For starters these headers

#include <string.h>`
#include <math.h>
#include <stdlib.h>

are redundant. The program can be written without using any declaration from the headers.

Instead you need to include the header <stdio.h>

#include <stdio.h>

The array a should have the type size_t.
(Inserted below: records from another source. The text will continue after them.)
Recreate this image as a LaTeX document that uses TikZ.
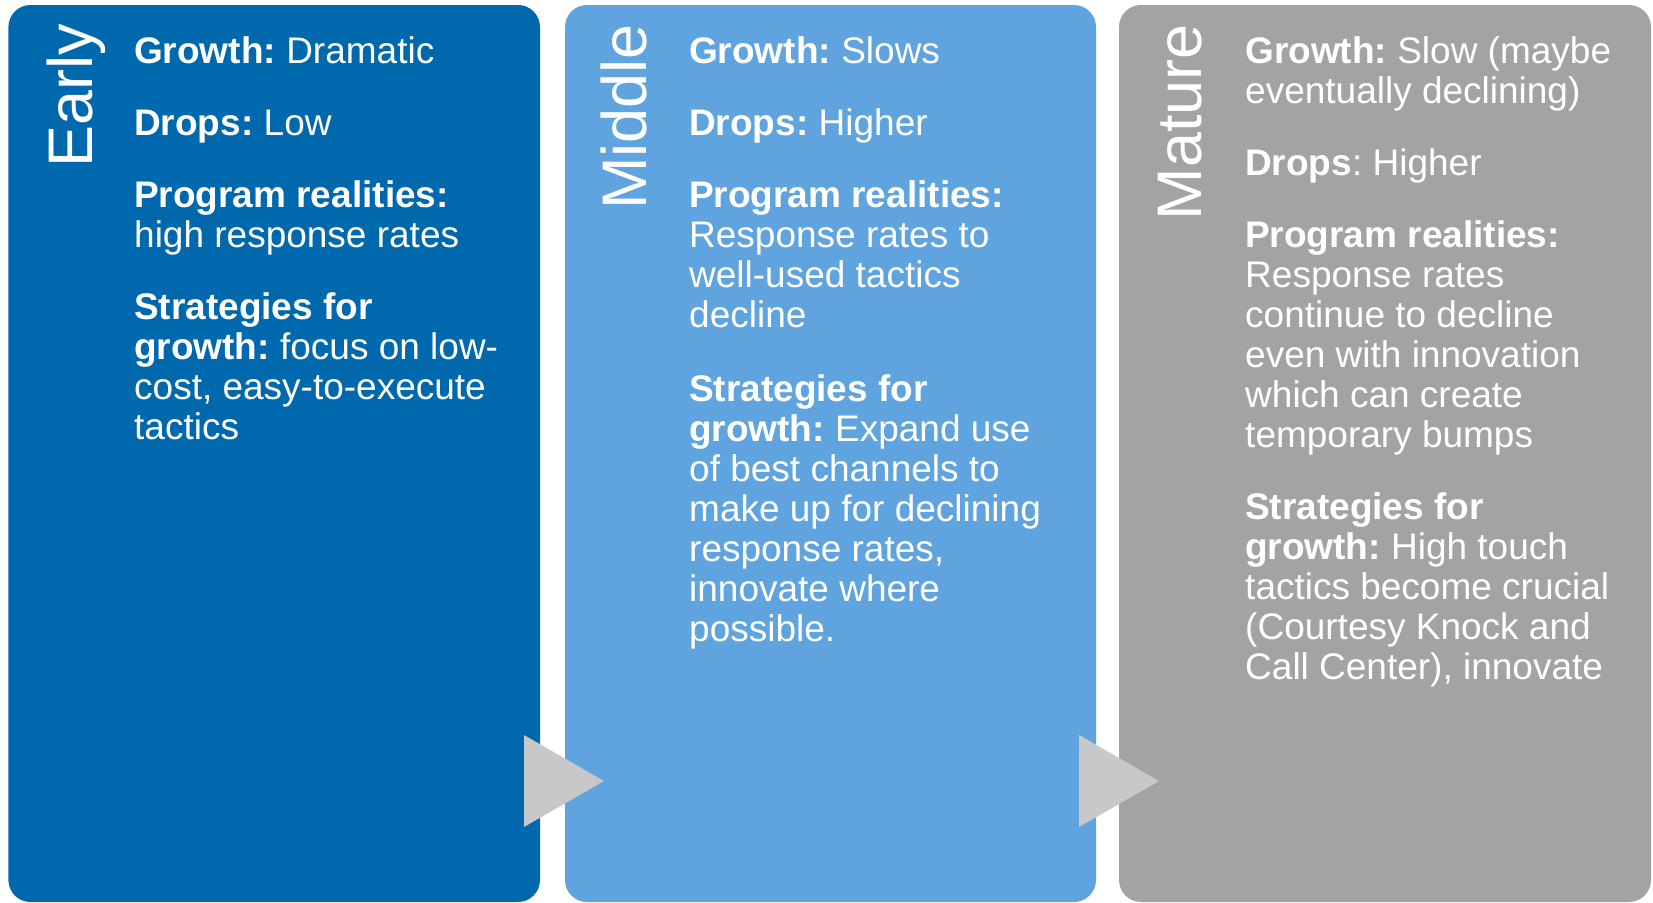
\documentclass[tikz,border=0pt]{standalone}
\usepackage{fontspec}
\setmainfont{Liberation Sans}
\frenchspacing
\definecolor{earlyblue}{RGB}{0,104,172}
\definecolor{middleblue}{RGB}{95,164,222}
\definecolor{maturegray}{RGB}{163,163,163}
\definecolor{arrowgray}{RGB}{200,200,200}

\begin{document}
\begin{tikzpicture}[x=1pt,y=-1pt]
\tikzstyle{every node}+=[inner sep=0pt]
\tikzstyle{stage}=[text=white,font=\fontsize{63}{70}\selectfont,rotate=90,anchor=base east]
\tikzstyle{item}=[text=white,font=\fontsize{37}{40}\selectfont,align=left,anchor=base west]
\useasboundingbox (0,0) rectangle (1653,902);
% panels
\fill [earlyblue,rounded corners=22] (8.4,5) rectangle (540,902);
\fill [middleblue,rounded corners=22] (565,5) rectangle (1096,902);
\fill [maturegray,rounded corners=22] (1119,5) rectangle (1651,902);
% stage arrows
\fill [arrowgray] (524,735) -- (604,781) -- (524,827) -- cycle;
\fill [arrowgray] (1079,735) -- (1159,781) -- (1079,827) -- cycle;
% early (base = last line)
\node [stage] (early) at (92,24) {Early};
\node [item] (eGrowth) at (134,63) {\textbf{Growth:} Dramatic};
\node [item] (eDrops) at (134,135) {\textbf{Drops:} Low};
\node [item] (eReal) at (134,247) {\textbf{Program realities:}\\high response rates};
\node [item] (eStrat) at (134,439) {\textbf{Strategies for}\\\textbf{growth:} focus on low-\\cost, easy-to-execute\\tactics};
% middle
\node [stage] (middle) at (646,24) {Middle};
\node [item] (mGrowth) at (689,63) {\textbf{Growth:} Slows};
\node [item] (mDrops) at (689,135) {\textbf{Drops:} Higher};
\node [item] (mReal) at (689,327) {\textbf{Program realities:}\\Response rates to\\well-used tactics\\decline};
\node [item] (mStrat) at (689,641) {\textbf{Strategies for}\\\textbf{growth:} Expand use\\of best channels to\\make up for declining\\response rates,\\innovate where\\possible.};
% mature
\node [stage] (mature) at (1201,24) {Mature};
\node [item] (aGrowth) at (1245,103) {\textbf{Growth:} Slow (maybe\\eventually declining)};
\node [item] (aDrops) at (1245,175) {\textbf{Drops}: Higher};
\node [item] (aReal) at (1245,447) {\textbf{Program realities:}\\Response rates\\continue to decline\\even with innovation\\which can create\\temporary bumps};
\node [item] (aStrat) at (1245,679) {\textbf{Strategies for}\\\textbf{growth:} High touch\\tactics become crucial\\(Courtesy Knock and\\Call Center), innovate};
\end{tikzpicture}
\end{document}
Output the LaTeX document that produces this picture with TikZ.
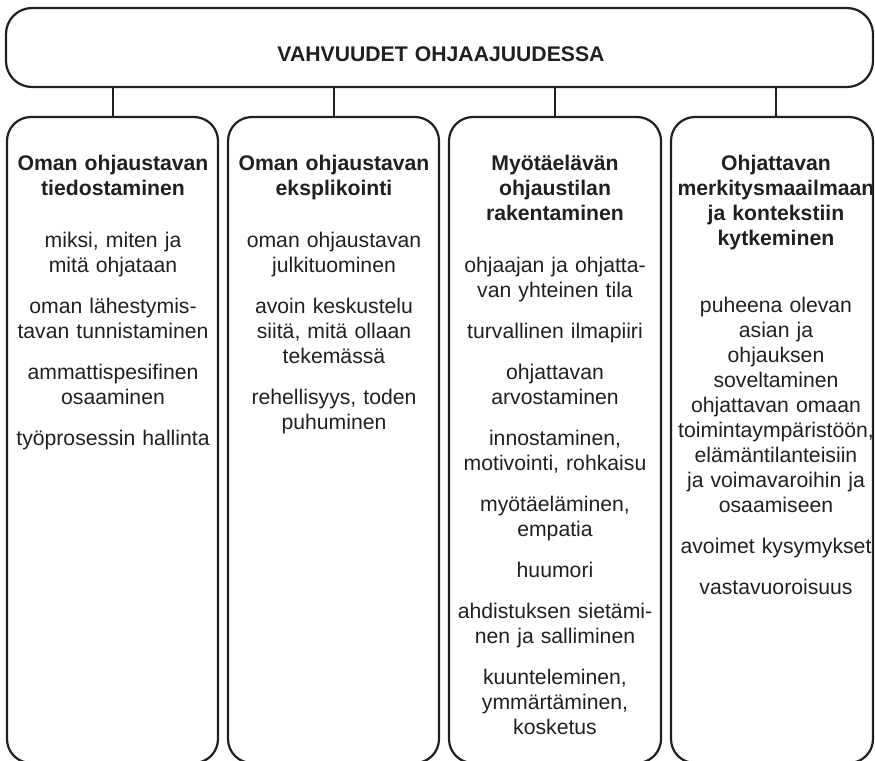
\documentclass[tikz,border=0pt]{standalone}
\usepackage{fontspec}
\setmainfont{Liberation Sans}
\definecolor{ink}{HTML}{231F20}
\begin{document}
\begin{tikzpicture}[x=1pt,y=-1pt,
  frame/.style={draw=ink, line width=2.2pt, rounded corners=24pt, inner sep=0pt},
  column/.style={frame, minimum height=646pt},
  head/.style={anchor=base, align=center, text width=215pt, inner sep=0pt,
    font=\fontsize{21.2}{25}\selectfont\bfseries, text=ink},
  body/.style={anchor=base, align=center, text width=215pt, inner sep=0pt,
    font=\fontsize{21.2}{25}\selectfont, text=ink},
  link/.style={draw=ink, line width=2pt}]
\useasboundingbox (0,0) rectangle (875,760);

% top banner
\node[frame, rounded corners=26pt, minimum width=867pt, minimum height=79pt] (top) at (439.5,47.5) {};
\node[head, text width=600pt] (title) at (441,62) {VAHVUUDET OHJAAJUUDESSA};

% four columns
\node[column, minimum width=211pt] (box1) at (112.5,440) {};
\node[column, minimum width=211pt] (box2) at (333.5,440) {};
\node[column, minimum width=212pt] (box3) at (555,440) {};
\node[column, minimum width=202pt] (box4) at (772,440) {};

% column headings
\node[head] (head1) at (113,170) {Oman ohjaustavan\\tiedostaminen};
\node[head] (head2) at (334,170) {Oman ohjaustavan\\eksplikointi};
\node[head] (head3) at (555,170) {Myötäelävän\\ohjaustilan\\rakentaminen};
\node[head] (head4) at (776,170) {Ohjattavan\\merkitysmaailmaan\\ja kontekstiin\\kytkeminen};

% column contents
\node[body] (body1) at (113,247) {miksi, miten ja\\mitä ohjataan\\[16pt]oman lähestymis-\\tavan tunnistaminen\\[16pt]ammattispesifinen\\osaaminen\\[16pt]työprosessin hallinta};
\node[body] (body2) at (334,247) {oman ohjaustavan\\julkituominen\\[16pt]avoin keskustelu\\siitä, mitä ollaan\\tekemässä\\[16pt]rehellisyys, toden\\puhuminen};
\node[body] (body3) at (555,272) {ohjaajan ja ohjatta-\\van yhteinen tila\\[16pt]turvallinen ilmapiiri\\[16pt]ohjattavan\\arvostaminen\\[16pt]innostaminen,\\motivointi, rohkaisu\\[16pt]myötäeläminen,\\empatia\\[16pt]huumori\\[16pt]ahdistuksen sietämi-\\nen ja salliminen\\[16pt]kuunteleminen,\\ymmärtäminen,\\kosketus};
\node[body] (body4) at (776,312) {puheena olevan\\asian ja\\ohjauksen\\soveltaminen\\ohjattavan omaan\\toimintaympäristöön,\\elämäntilanteisiin\\ja voimavaroihin ja\\osaamiseen\\[16pt]avoimet kysymykset\\[16pt]vastavuoroisuus};

% connectors from banner to columns
\draw[link] (top.south -| head1.base) -- (box1.north -| head1.base);
\draw[link] (top.south -| head2.base) -- (box2.north -| head2.base);
\draw[link] (top.south -| head3.base) -- (box3.north -| head3.base);
\draw[link] (top.south -| head4.base) -- (box4.north -| head4.base);
\end{tikzpicture}
\end{document}
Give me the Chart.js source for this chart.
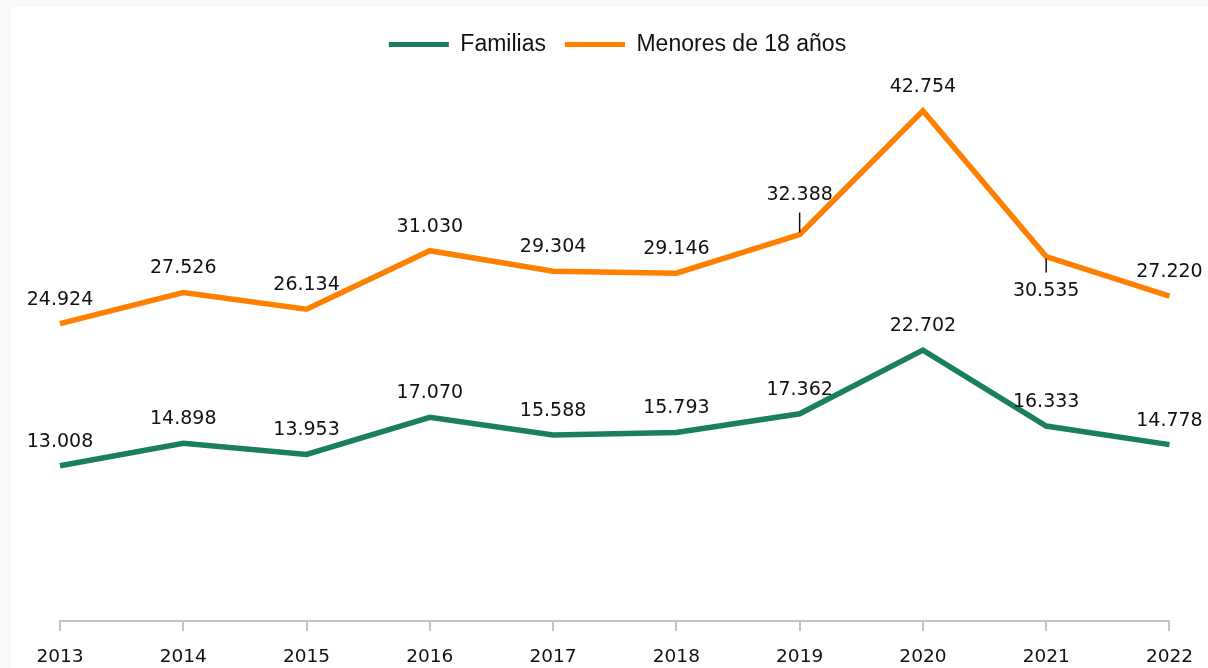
<!DOCTYPE html>
<html>
<head>
<meta charset="utf-8">
<script src="https://cdn.jsdelivr.net/npm/chart.js@4.4.1/dist/chart.umd.min.js"></script>
<style>
  html, body { margin: 0; padding: 0; background: #f9f9f9; }
  #wrap { position: absolute; left: 11px; top: 7px; width: 1197px; height: 661px; background: #fff; }
</style>
</head>
<body>
<div id="wrap"><canvas id="chart"></canvas></div>
<script>
const years = ['2013', '2014', '2015', '2016', '2017', '2018', '2019', '2020', '2021', '2022'];
const familias = [13008, 14898, 13953, 17070, 15588, 15793, 17362, 22702, 16333, 14778];
const menores = [24924, 27526, 26134, 31030, 29304, 29146, 32388, 42754, 30535, 27220];

const green = '#1b7f5f';
const orange = '#ff8000';
const textColor = '#121212';

// label gap above the point, and the few labels that sit elsewhere with a leader line
const labelGap = 24;
const specialLabels = {
    1: {
        6: { dy: -39, leader: [-2, -22] },
        8: { dy: 34, leader: [2, 16] }
    }
};

function fmt(v) {
    return String(v).replace(/\B(?=(\d{3})+(?!\d))/g, '.');
}

const valueLabels = {
    id: 'valueLabels',
    afterDatasetsDraw(chart) {
        const ctx = chart.ctx;
        ctx.save();
        ctx.font = '19px "DejaVu Sans"';
        ctx.fillStyle = textColor;
        ctx.strokeStyle = textColor;
        ctx.lineWidth = 1.5;
        ctx.textAlign = 'center';
        ctx.textBaseline = 'middle';
        chart.data.datasets.forEach((ds, di) => {
            const meta = chart.getDatasetMeta(di);
            meta.data.forEach((pt, i) => {
                const sp = specialLabels[di] && specialLabels[di][i];
                const dy = sp ? sp.dy : -labelGap;
                if (sp && sp.leader) {
                    ctx.beginPath();
                    ctx.moveTo(pt.x, pt.y + sp.leader[0]);
                    ctx.lineTo(pt.x, pt.y + sp.leader[1]);
                    ctx.stroke();
                }
                ctx.fillText(fmt(ds.data[i]), pt.x, pt.y + dy);
            });
        });
        ctx.restore();
    }
};

const legendMargin = {
    id: 'legendMargin',
    beforeInit(chart) {
        const fit = chart.legend.fit;
        chart.legend.fit = function () {
            fit.bind(chart.legend)();
            this.height += 18;
        };
    }
};

const ctx = document.getElementById('chart').getContext('2d');
new Chart(ctx, {
    type: 'line',
    data: {
        labels: years,
        datasets: [{
            label: 'Familias',
            data: familias,
            borderColor: green,
            backgroundColor: green,
            borderWidth: 5.5,
            pointRadius: 0,
            tension: 0
        }, {
            label: 'Menores de 18 años',
            data: menores,
            borderColor: orange,
            backgroundColor: orange,
            borderWidth: 5.5,
            pointRadius: 0,
            tension: 0
        }]
    },
    options: {
        responsive: true,
        maintainAspectRatio: false,
        animation: false,
        layout: { padding: { left: 49, right: 33, top: 7, bottom: 0 } },
        plugins: {
            tooltip: { enabled: false },
            legend: {
                position: 'top',
                labels: {
                    boxWidth: 60,
                    boxHeight: 5,
                    padding: 19,
                    color: textColor,
                    font: { family: '"Liberation Sans"', size: 23 },
                    generateLabels(chart) {
                        return Chart.defaults.plugins.legend.labels.generateLabels(chart)
                            .map(l => ({ ...l, lineWidth: 0 }));
                    }
                }
            }
        },
        scales: {
            x: {
                offset: false,
                afterFit(scale) { scale.height = 47; },
                grid: {
                    drawOnChartArea: false,
                    tickLength: 10,
                    color: '#c4c4c4',
                    lineWidth: 2
                },
                border: { color: '#c4c4c4', width: 2 },
                ticks: {
                    color: textColor,
                    font: { family: '"DejaVu Sans"', size: 18.5 },
                    padding: 15,
                    maxRotation: 0,
                    autoSkip: false
                }
            },
            y: {
                display: false,
                min: 0,
                max: 45000
            }
        }
    },
    plugins: [valueLabels, legendMargin]
});
</script>
</body>
</html>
Even for the character array having 1000 elements an object of the type char can be unable to store such big values.

And the initialization of the array a can be simpler

size_t a[10] = { 0 };

Also as it follows from the assignment the character array s should be able to store a string with the length equal to 1000. It means that the character array itself shall have at least 1001 character to be able to store also the terminating zero character '\0' of a string with 1000 characters.

These statements

    int m = s[i]-48;
    a[m]=a[m]+1;

can result in accessing memory beyond the array a that invokes undefined behavior because there is no check whether the current character contains a digit.

The program can look the following way.

#include <stdio.h>

int main( void ) 
{
    char s[1001];
    size_t digits[10] = { 0 };

    if ( scanf( "%1000[^\n]", s ) == 1 )
    {
        for ( size_t i = 0; s[i] != '\0'; i++ )
        {
            if ( '0' <= s[i] && s[i] <= '9' )
            {
                ++digits[s[i] - '0'];
            } 
        } 
    
        for ( size_t i = 0; i < 10; i++ )
        {
            printf( "%c: %zu\n", ( char )( i + '0' ), digits[i] );
        }
    }

    return 0;
}

For example if to enter string "122333444455555666666777777788888888999999999" then the output will look like

0: 0
1: 1
2: 2
3: 3
4: 4
5: 5
6: 6
7: 7
8: 8
9: 9

If you need to output frequencies in one line then instead of this statement

printf( "%c: %zu\n", ( char )( i + '0' ), digits[i] );

just write

printf( "%zu ", digits[i] );

In this case for the above string the output will be

0 1 2 3 4 5 6 7 8 9 

Answer 2

If you put the condition m>=0 and m<10 then a[m]++. The code will work fine. Working code. Also updated size to 1001.

#include <string.h>`
#include <math.h>
#include <stdlib.h>

int main() {
    char s[1001] ;
    char a[10]={0,0,0,0,0,0,0,0,0,0};
    int i;
    scanf("%[^\n]", s);
    int l = strlen(s);
    
    for(i=0; i<l; i++){
        int m = s[i]-48;
        if(m>=0 && m<10)
        a[m]++;
    }
    
    for(i=0; i<=9; i++){
        printf("%d ", a[i]);
    }
     return 0;
}